==== THE RECORDS
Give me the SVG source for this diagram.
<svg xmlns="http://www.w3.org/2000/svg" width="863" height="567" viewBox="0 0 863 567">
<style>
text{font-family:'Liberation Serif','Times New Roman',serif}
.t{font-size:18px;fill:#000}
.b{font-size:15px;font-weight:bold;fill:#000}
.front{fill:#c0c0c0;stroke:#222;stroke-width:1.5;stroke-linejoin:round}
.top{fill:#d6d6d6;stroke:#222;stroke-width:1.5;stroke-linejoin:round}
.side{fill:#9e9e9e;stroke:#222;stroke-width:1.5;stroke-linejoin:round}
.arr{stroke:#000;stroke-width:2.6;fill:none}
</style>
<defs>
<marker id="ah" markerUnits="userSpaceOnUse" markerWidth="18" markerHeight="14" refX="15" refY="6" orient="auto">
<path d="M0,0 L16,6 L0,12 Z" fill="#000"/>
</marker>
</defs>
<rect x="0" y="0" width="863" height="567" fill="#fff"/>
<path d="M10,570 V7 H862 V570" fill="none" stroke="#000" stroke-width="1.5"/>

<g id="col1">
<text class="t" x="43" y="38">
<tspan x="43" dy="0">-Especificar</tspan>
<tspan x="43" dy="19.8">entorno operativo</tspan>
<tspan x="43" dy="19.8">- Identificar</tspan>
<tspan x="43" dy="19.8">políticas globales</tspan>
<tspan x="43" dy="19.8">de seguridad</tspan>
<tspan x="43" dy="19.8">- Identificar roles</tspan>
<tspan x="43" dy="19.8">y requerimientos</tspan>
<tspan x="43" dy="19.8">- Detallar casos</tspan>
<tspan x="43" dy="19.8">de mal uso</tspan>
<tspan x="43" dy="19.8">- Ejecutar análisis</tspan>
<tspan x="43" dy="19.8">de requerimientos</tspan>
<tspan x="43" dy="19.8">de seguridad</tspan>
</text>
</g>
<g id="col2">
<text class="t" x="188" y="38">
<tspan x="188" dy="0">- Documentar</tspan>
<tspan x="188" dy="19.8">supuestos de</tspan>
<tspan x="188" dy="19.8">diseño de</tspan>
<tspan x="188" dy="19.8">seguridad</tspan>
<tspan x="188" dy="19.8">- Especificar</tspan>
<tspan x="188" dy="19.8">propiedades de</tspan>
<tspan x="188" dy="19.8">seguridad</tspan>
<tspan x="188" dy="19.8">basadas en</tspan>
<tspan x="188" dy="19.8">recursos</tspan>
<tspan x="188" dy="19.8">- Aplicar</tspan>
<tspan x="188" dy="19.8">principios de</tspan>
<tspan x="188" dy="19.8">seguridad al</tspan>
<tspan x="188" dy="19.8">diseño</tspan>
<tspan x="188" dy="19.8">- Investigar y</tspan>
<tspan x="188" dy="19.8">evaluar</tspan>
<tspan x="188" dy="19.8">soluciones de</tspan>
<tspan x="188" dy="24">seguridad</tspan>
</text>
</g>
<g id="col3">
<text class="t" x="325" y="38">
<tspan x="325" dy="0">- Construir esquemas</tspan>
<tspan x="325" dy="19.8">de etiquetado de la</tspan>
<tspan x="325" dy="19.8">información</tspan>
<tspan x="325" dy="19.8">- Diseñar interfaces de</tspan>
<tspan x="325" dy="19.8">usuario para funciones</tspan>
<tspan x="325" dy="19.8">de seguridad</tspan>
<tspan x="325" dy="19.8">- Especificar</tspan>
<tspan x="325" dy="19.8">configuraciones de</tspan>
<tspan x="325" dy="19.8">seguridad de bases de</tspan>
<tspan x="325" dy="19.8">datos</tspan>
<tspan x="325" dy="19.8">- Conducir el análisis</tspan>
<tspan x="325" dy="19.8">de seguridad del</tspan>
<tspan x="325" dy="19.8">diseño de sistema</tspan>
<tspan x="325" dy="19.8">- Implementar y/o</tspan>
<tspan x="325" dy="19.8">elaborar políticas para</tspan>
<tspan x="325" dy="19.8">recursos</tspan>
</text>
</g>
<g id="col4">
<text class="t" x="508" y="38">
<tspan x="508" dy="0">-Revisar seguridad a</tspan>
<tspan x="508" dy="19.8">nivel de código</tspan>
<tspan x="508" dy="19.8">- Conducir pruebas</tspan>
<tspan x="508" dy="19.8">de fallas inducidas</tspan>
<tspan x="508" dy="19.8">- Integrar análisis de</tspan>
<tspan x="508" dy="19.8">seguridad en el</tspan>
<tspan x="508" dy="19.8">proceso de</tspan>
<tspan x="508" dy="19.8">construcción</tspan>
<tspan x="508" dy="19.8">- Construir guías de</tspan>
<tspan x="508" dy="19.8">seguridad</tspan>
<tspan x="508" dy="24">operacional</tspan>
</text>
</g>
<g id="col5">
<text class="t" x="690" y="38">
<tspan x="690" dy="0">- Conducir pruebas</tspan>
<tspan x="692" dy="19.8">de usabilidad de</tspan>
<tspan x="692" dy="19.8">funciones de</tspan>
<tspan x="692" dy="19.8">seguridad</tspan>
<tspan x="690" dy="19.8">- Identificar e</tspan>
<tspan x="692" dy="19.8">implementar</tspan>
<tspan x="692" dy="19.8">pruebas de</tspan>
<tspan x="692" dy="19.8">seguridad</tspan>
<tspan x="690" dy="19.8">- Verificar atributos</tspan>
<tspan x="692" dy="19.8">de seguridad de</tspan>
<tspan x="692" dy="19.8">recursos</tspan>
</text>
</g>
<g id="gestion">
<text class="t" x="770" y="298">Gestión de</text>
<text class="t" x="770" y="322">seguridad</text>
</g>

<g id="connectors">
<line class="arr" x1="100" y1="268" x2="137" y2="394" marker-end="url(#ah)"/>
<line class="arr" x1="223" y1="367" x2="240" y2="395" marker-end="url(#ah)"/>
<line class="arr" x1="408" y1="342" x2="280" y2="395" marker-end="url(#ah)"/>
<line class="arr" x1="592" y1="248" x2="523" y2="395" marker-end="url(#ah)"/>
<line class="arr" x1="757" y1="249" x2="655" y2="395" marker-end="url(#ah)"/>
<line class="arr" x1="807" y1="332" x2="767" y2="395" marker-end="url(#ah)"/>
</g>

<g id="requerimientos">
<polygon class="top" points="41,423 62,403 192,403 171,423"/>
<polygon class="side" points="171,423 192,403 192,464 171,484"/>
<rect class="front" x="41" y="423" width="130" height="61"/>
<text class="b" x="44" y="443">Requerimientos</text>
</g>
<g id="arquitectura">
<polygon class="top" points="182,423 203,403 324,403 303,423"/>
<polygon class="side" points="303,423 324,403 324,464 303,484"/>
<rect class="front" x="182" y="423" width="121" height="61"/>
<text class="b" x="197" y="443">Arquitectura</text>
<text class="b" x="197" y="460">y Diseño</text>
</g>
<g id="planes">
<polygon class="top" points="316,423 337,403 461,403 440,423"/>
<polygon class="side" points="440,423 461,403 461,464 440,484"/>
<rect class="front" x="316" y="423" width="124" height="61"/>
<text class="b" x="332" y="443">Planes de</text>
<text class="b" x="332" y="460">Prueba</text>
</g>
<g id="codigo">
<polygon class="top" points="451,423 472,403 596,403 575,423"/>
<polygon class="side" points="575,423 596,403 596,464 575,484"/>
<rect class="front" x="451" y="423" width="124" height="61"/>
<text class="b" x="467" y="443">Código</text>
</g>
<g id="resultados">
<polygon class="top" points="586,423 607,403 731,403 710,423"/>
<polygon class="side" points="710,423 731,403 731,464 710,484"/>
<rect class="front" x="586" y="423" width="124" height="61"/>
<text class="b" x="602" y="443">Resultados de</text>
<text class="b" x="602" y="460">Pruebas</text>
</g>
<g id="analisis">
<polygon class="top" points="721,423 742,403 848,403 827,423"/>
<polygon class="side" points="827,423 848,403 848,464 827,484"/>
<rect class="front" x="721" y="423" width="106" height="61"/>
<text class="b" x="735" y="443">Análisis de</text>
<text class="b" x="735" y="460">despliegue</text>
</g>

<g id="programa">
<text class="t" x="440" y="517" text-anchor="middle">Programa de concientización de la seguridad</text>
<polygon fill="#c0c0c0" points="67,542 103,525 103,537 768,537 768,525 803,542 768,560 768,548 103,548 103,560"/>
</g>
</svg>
========
==== THE RECORDS
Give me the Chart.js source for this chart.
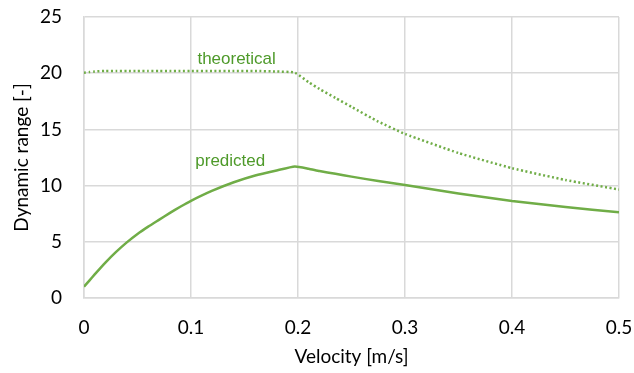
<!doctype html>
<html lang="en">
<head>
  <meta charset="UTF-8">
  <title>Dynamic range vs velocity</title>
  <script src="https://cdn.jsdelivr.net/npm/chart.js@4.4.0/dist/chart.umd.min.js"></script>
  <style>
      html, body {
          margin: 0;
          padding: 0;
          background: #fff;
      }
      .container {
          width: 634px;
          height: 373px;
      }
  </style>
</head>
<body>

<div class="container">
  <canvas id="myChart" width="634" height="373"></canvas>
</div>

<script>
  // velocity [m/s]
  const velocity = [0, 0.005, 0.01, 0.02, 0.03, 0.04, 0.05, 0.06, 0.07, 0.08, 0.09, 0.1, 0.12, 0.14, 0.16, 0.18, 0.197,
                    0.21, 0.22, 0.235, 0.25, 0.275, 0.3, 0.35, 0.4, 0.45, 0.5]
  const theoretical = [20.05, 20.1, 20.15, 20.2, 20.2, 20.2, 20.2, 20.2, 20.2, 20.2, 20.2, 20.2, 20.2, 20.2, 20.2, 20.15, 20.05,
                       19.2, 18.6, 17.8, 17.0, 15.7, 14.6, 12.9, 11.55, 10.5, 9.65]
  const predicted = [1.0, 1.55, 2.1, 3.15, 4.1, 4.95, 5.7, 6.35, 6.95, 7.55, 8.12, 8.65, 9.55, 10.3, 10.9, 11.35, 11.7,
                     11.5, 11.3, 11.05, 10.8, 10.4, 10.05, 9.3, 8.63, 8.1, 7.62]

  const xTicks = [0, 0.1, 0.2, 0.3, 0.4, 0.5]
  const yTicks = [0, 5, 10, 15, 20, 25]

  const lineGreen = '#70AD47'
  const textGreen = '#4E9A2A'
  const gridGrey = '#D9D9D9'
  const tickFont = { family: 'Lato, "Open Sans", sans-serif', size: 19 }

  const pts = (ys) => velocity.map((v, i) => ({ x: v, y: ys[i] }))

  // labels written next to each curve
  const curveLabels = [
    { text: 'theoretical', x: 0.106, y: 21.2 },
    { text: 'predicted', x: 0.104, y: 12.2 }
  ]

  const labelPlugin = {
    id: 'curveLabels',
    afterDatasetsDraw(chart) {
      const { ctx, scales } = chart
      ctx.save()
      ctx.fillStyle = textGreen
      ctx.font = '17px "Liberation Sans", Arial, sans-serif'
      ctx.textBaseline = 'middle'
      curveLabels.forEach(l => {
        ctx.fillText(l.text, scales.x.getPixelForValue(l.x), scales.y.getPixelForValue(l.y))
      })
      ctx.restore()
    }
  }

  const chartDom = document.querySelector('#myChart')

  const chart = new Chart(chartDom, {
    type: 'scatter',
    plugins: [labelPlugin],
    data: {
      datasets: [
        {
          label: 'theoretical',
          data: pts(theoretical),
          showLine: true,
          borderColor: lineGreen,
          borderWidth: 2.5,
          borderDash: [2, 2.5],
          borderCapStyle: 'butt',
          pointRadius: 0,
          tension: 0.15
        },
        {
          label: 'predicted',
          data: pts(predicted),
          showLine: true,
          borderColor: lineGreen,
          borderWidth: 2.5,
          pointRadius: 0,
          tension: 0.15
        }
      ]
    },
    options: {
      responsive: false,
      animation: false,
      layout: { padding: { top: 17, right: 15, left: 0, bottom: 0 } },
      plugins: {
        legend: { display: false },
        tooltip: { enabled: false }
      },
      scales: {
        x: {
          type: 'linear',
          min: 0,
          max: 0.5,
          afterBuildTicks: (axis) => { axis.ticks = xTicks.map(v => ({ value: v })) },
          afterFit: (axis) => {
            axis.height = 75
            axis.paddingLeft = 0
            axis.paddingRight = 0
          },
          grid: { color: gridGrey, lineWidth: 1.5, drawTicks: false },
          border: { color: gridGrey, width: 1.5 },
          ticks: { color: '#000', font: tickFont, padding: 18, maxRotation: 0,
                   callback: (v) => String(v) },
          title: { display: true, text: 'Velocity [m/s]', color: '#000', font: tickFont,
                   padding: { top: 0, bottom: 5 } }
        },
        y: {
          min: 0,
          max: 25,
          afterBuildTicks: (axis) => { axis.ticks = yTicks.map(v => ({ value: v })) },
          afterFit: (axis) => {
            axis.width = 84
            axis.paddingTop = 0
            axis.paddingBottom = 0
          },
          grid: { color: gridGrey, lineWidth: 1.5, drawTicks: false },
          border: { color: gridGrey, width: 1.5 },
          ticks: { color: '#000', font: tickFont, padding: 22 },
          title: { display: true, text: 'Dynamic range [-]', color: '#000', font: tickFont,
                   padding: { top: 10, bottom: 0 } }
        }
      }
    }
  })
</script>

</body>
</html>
========
==== THE RECORDS
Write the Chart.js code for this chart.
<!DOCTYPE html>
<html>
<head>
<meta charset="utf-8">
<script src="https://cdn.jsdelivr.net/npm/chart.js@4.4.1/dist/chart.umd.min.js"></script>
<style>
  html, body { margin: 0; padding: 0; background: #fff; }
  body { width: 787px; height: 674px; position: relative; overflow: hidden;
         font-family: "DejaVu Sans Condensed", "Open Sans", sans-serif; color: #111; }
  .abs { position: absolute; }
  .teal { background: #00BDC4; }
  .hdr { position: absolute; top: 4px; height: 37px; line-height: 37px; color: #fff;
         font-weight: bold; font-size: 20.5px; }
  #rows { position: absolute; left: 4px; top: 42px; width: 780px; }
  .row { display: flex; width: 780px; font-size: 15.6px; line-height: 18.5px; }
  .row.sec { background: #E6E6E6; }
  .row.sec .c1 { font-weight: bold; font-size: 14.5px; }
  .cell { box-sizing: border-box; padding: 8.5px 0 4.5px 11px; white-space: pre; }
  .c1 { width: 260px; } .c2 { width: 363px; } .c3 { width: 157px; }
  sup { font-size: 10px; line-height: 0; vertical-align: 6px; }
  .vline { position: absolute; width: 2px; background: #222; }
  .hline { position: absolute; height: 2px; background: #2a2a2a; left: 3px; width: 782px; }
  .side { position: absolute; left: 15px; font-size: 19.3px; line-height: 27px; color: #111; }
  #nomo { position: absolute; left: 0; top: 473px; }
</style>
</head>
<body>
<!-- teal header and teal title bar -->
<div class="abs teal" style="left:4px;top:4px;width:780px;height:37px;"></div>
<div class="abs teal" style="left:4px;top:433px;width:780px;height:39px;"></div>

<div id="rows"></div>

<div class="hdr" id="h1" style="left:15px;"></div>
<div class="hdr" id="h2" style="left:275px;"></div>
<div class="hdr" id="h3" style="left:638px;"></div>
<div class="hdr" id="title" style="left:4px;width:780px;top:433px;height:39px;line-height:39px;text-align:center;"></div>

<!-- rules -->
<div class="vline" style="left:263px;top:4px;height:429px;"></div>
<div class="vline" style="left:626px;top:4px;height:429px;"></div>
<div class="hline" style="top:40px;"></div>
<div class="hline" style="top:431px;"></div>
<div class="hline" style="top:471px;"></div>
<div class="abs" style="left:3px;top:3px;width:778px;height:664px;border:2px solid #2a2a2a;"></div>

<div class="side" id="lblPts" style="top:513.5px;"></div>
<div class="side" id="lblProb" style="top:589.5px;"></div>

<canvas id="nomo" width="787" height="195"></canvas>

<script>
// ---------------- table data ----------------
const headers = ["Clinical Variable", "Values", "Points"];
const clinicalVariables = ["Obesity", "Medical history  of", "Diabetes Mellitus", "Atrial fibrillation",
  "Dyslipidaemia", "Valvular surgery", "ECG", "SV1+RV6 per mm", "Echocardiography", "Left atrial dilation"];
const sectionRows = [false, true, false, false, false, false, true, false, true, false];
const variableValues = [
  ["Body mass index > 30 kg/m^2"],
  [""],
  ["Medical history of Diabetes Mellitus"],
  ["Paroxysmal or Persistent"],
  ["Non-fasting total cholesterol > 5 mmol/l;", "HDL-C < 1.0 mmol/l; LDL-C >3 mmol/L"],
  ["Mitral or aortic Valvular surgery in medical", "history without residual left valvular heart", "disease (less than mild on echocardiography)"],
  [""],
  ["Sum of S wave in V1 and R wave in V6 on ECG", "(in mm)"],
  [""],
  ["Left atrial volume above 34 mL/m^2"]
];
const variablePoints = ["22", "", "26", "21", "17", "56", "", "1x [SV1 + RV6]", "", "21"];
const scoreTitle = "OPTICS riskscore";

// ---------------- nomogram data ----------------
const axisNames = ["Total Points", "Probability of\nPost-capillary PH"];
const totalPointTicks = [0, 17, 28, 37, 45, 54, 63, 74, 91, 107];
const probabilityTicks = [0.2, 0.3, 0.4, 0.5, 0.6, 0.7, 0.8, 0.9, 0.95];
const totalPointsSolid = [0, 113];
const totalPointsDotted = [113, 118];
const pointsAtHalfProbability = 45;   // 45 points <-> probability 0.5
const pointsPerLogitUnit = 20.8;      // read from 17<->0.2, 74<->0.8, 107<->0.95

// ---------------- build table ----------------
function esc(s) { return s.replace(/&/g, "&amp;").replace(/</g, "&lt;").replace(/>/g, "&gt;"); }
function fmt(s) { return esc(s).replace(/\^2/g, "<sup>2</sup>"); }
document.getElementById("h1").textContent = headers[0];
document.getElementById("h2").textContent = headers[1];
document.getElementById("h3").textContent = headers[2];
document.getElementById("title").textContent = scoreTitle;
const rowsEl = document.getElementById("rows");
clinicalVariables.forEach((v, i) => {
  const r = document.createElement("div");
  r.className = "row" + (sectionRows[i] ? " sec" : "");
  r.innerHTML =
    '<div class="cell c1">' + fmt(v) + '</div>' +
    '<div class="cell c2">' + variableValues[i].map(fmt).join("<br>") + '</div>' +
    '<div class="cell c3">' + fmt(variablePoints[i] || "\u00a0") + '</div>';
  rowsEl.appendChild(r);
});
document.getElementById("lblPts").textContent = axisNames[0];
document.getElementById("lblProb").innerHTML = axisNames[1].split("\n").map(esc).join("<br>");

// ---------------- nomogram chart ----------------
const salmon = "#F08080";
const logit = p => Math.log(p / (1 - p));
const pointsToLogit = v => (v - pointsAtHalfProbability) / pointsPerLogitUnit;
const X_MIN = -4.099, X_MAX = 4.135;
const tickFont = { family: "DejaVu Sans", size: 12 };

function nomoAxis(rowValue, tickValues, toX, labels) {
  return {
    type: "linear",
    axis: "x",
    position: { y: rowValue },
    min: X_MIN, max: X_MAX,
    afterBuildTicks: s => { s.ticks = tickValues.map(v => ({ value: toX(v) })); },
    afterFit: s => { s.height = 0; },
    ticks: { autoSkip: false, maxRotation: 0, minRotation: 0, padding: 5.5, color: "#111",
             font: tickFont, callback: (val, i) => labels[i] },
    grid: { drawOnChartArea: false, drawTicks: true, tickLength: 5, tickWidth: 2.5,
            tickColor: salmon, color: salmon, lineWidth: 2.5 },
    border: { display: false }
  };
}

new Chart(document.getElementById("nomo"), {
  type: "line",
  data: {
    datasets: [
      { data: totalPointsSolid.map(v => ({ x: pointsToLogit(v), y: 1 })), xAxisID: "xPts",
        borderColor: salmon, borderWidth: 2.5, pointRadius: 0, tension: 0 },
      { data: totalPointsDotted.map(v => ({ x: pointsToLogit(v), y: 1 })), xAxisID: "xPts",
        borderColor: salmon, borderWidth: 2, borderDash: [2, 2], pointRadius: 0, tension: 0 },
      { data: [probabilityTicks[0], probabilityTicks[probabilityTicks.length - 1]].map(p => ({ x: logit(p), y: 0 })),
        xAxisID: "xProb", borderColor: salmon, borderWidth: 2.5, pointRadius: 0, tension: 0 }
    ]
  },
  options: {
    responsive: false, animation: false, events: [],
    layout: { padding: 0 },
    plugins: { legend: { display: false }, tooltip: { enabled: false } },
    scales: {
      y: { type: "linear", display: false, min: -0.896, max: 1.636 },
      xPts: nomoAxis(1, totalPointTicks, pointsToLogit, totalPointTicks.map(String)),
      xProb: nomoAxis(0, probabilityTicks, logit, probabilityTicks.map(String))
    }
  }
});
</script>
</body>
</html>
========
## TASK TO COMPLETE
Find the word "this" in the material, then list each line that holds it.

## COMPLETE RESPONSE
Give me the SVG source for this diagram.
Give me the Chart.js source for this chart.
Write the Chart.js code for this chart.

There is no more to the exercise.